Regulation of Language Models With Interpretability Will Likely Result In A Performance Trade-Off

TL;DR

The paper tackles regulatory constraints on large language models by developing a regulatable, prototype-based LLM designed to use human-defined concepts in a transparent manner within insurance liability tasks. It formalizes the Regulation Performance Trade-Off, balancing compliance with interpretability against traditional predictive performance, and demonstrates that enforcing regulatability can incur about a 7.34% drop in class accuracy while still improving human task efficiency and confidence in deployment. The authors present a two-dataset evaluation (insurance liability and beer reviews) and a pilot with eight adjusters to assess real-world utility, showing that human-AI collaboration can benefit even under regulatory constraints. This work advances practical pathways for auditable, safer AI in high-stakes domains, while outlining limitations and directions for broader generalization and end-to-end training improvements.

Abstract

Regulation is increasingly cited as the most important and pressing concern in machine learning. However, it is currently unknown how to implement this, and perhaps more importantly, how it would effect model performance alongside human collaboration if actually realized. In this paper, we attempt to answer these questions by building a regulatable large-language model (LLM), and then quantifying how the additional constraints involved affect (1) model performance, alongside (2) human collaboration. Our empirical results reveal that it is possible to force an LLM to use human-defined features in a transparent way, but a "regulation performance trade-off" previously not considered reveals itself in the form of a 7.34% classification performance drop. Surprisingly however, we show that despite this, such systems actually improve human task performance speed and appropriate confidence in a realistic deployment setting compared to no AI assistance, thus paving a way for fair, regulatable AI, which benefits users.

Figures (9)

• Figure 1: The Regulation Performance Trade-Off: A black-box LLM will learn to use the optimal feature set which minimizes its loss on the training data.
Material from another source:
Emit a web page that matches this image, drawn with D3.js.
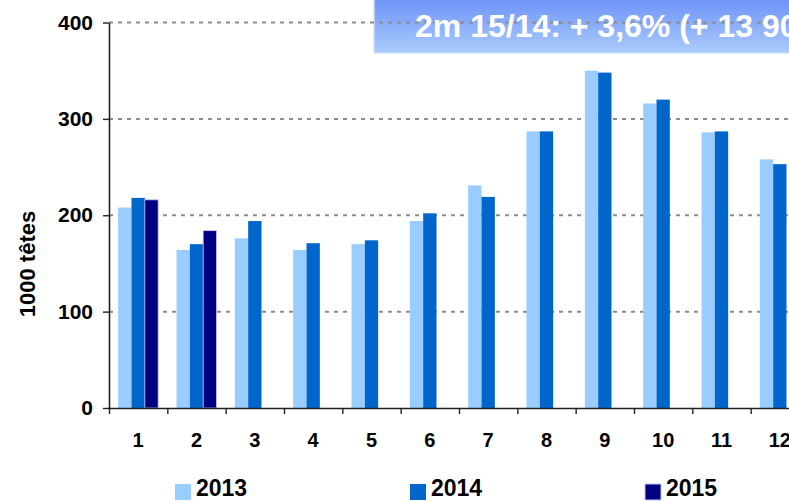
<!DOCTYPE html>
<html>
<head>
<meta charset="utf-8">
<script src="https://cdn.jsdelivr.net/npm/d3@7"></script>
<style>
  body { margin: 0; background: #fff; }
  svg { display: block; font-family: "Liberation Sans", Arial, sans-serif; }
</style>
</head>
<body>
<svg id="chart" width="789" height="501"></svg>
<script>
const months = ["1", "2", "3", "4", "5", "6", "7", "8", "9", "10", "11", "12"];
const years = ["2013", "2014", "2015"];
const v2013 = [208, 164, 176, 164, 170, 194, 231, 287, 350, 316, 286, 258];
const v2014 = [218, 170, 194, 171, 174, 202, 219, 287, 348, 320, 287, 253];
const v2015 = [216, 184];
const yTicks = [0, 100, 200, 300, 400];
const titleText = "2m 15/14: + 3,6% (+ 13 900 têtes)";
const colors = ["#99ccff", "#0066cc", "#000080"];

const series = [v2013, v2014, v2015];
const rows = [];
series.forEach((vals, s) => {
  vals.forEach((v, i) => rows.push({ month: months[i], year: years[s], value: v }));
});

const svg = d3.select("#chart");
const plotLeft = 109, plotRight = 809, plotTop = 22.5, plotBottom = 408;

const y = d3.scaleLinear().domain([0, 400]).range([plotBottom, plotTop]);
const x0 = d3.scaleBand().domain(months).range([plotLeft, plotRight])
  .paddingInner(0.315).paddingOuter(0.1575);
const x1 = d3.scaleBand().domain(years).range([0, x0.bandwidth()]);
const xEdge = d3.scaleLinear().domain([0, months.length]).range([plotLeft, plotRight]);
const color = d3.scaleOrdinal().domain(years).range(colors);

// title box
const defs = svg.append("defs");
const grad = defs.append("linearGradient").attr("id", "boxGrad")
  .attr("x1", 0).attr("y1", 0).attr("x2", 0).attr("y2", 1);
grad.append("stop").attr("offset", "0%").attr("stop-color", "#6c92f8");
grad.append("stop").attr("offset", "100%").attr("stop-color", "#aacbfc");

svg.append("rect")
  .attr("x", 374).attr("y", -3)
  .attr("width", 430).attr("height", 56)
  .attr("fill", "url(#boxGrad)")
  .attr("stroke", "#cfe0fe").attr("stroke-width", 1.5);

// gridlines
svg.append("g").selectAll("line")
  .data(yTicks.filter(d => d > 0))
  .enter().append("line")
  .attr("x1", plotLeft).attr("x2", 789)
  .attr("y1", d => y(d)).attr("y2", d => y(d))
  .attr("stroke", "#8c8c8c")
  .attr("stroke-width", 2)
  .attr("stroke-dasharray", "4,5");

svg.append("text")
  .attr("x", 415).attr("y", 37)
  .attr("fill", "#fff")
  .attr("font-size", 32).attr("font-weight", "bold")
  .text(titleText);

// bars
svg.append("g").selectAll("rect")
  .data(rows)
  .enter().append("rect")
  .attr("x", d => x0(d.month) + x1(d.year))
  .attr("y", d => y(d.value))
  .attr("width", x1.bandwidth())
  .attr("height", d => y(0) - y(d.value))
  .attr("fill", d => color(d.year))
  .attr("stroke", d => d.year == "2015" ? "#c4c4ec" : "none")
  .attr("stroke-width", 0.8);

// y axis
const yAxis = svg.append("g")
  .attr("transform", `translate(${plotLeft},0)`)
  .call(d3.axisLeft(y).tickValues(yTicks).tickSize(6).tickSizeOuter(0).tickPadding(10));
yAxis.select(".domain").attr("stroke", "#222").attr("stroke-width", 1.6);
yAxis.selectAll(".tick line").attr("stroke", "#222").attr("stroke-width", 1.4);
yAxis.selectAll("text")
  .attr("font-size", 21).attr("font-weight", "bold").attr("fill", "#000")
  .attr("font-family", "'Liberation Sans', Arial, sans-serif");

// x axis line + ticks between categories
const xAxis = svg.append("g")
  .attr("transform", `translate(0,${plotBottom})`)
  .call(d3.axisBottom(xEdge).tickValues(d3.range(0, months.length + 1))
    .tickFormat("").tickSize(6).tickSizeOuter(0));
xAxis.select(".domain").attr("stroke", "#222").attr("stroke-width", 1.6);
xAxis.selectAll(".tick line").attr("stroke", "#222").attr("stroke-width", 1.4);

const xLabels = svg.append("g")
  .attr("transform", `translate(0,${plotBottom})`)
  .call(d3.axisBottom(x0).tickSize(0).tickPadding(25));
xLabels.select(".domain").remove();
xLabels.selectAll("text")
  .attr("font-size", 20).attr("font-weight", "bold").attr("fill", "#000")
  .attr("font-family", "'Liberation Sans', Arial, sans-serif");

// y title
svg.append("text")
  .attr("transform", "translate(35,264) rotate(-90)")
  .attr("text-anchor", "middle")
  .attr("font-size", 22).attr("font-weight", "bold")
  .text("1000 têtes");

// legend
const legend = svg.append("g").selectAll("g")
  .data(years)
  .enter().append("g")
  .attr("transform", (d, i) => `translate(${175 + i * 235},484)`);
legend.append("rect")
  .attr("width", 16).attr("height", 16)
  .attr("fill", d => color(d))
  .attr("stroke", d => d == "2015" ? "#c4c4ec" : "none");
legend.append("text")
  .attr("x", 21).attr("y", 12)
  .attr("font-size", 23).attr("font-weight", "bold")
  .text(d => d);
</script>
</body>
</html>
In contrast, an interpretable LLM will often compromise performance by adding the constraint to only use a human-interpretable feature subset. Lastly, a regulatable LLM will further constrain this to be a feature set that is legally permissible. Naturally, these constraints will possibly lead to a degradation in performance. Note what there are exceptions, as e.g. what is considered interpretable can sometimes not degrade performance kenny2023towards.
• Figure 2: Our proposed framework for regulatable LLMs: A test instance has its sentences encoded and compared to prototypes representing regulatable concepts defined a-priori by humans. The maximum activation for each concept is used as similarity scores for the model's forward pass. Note, the test instance $x$ in this example is fabricated, it is not an example of real data.
• Figure 3: Time Results: Each user's average time to complete statements with and without the AI assistant is shown. Statistically significant results were seen in those users who benefited form the AI against those who did not, with both forming two distinct clusters regardless of their baseline without the AI. Standard error shown. The dashed line represents User 3 who seemed averse to the AI overall.
• Figure 4: Page 1 of user study
• Figure 5: Page 2 of user study